You go (before you go)
There, all the knowledge you really need in order to be a successful astronaut. I had a ringside seat for the launch of STS-127 a few minutes ago, and my advisor, Chris Hadfield, took the time to answer the question. You know; THE question.
His tidbit of insider info wasn’t an existential comment, nor was it a philosohical apology for why our species has this special place for those who venture toward the stars. The people need to know. What do you do if you get the urge, to (you know), evacuate the internal plumbery? Julie Payette won’t have to “hold on”.
Turns out that the planners at NASA have installed a privy up at the 20 metre mark on the launch tower. Good. Now that we know more than we really needed to know, we can get back to admiring the work a team of seven highly trained specialists will undertake for the next sixteen days.
TV broadcasts make the whole thing look like fun, big time. You get to sleep in odd positions, and float balls of liquid around in free style splashtime.
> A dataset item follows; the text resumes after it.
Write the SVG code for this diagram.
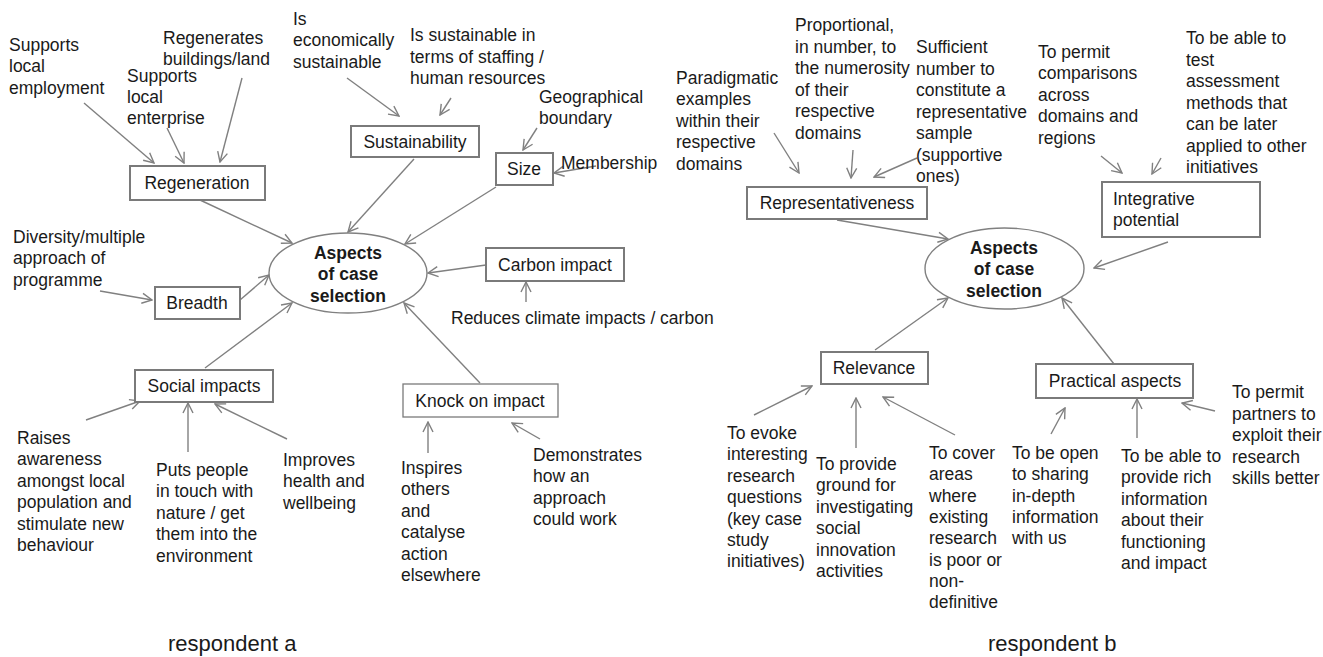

The view out the window is much neater than the one from your mundane commute in a Dash-8 (I’m a Canadian, etc.)
Still, spending years in military discipline and training for a few weeks “out of this world” might be more of a price than I’d want to pay. In passing, we’re about to mark 40 years since the first footsteps on the lunar surface. Seems like only “yesterday”, give or take a few other important memories.
What really seems like just the other day was the imaginary flights of my HB pencil, when I should have been work ing in my Fun With Phonics class workbook.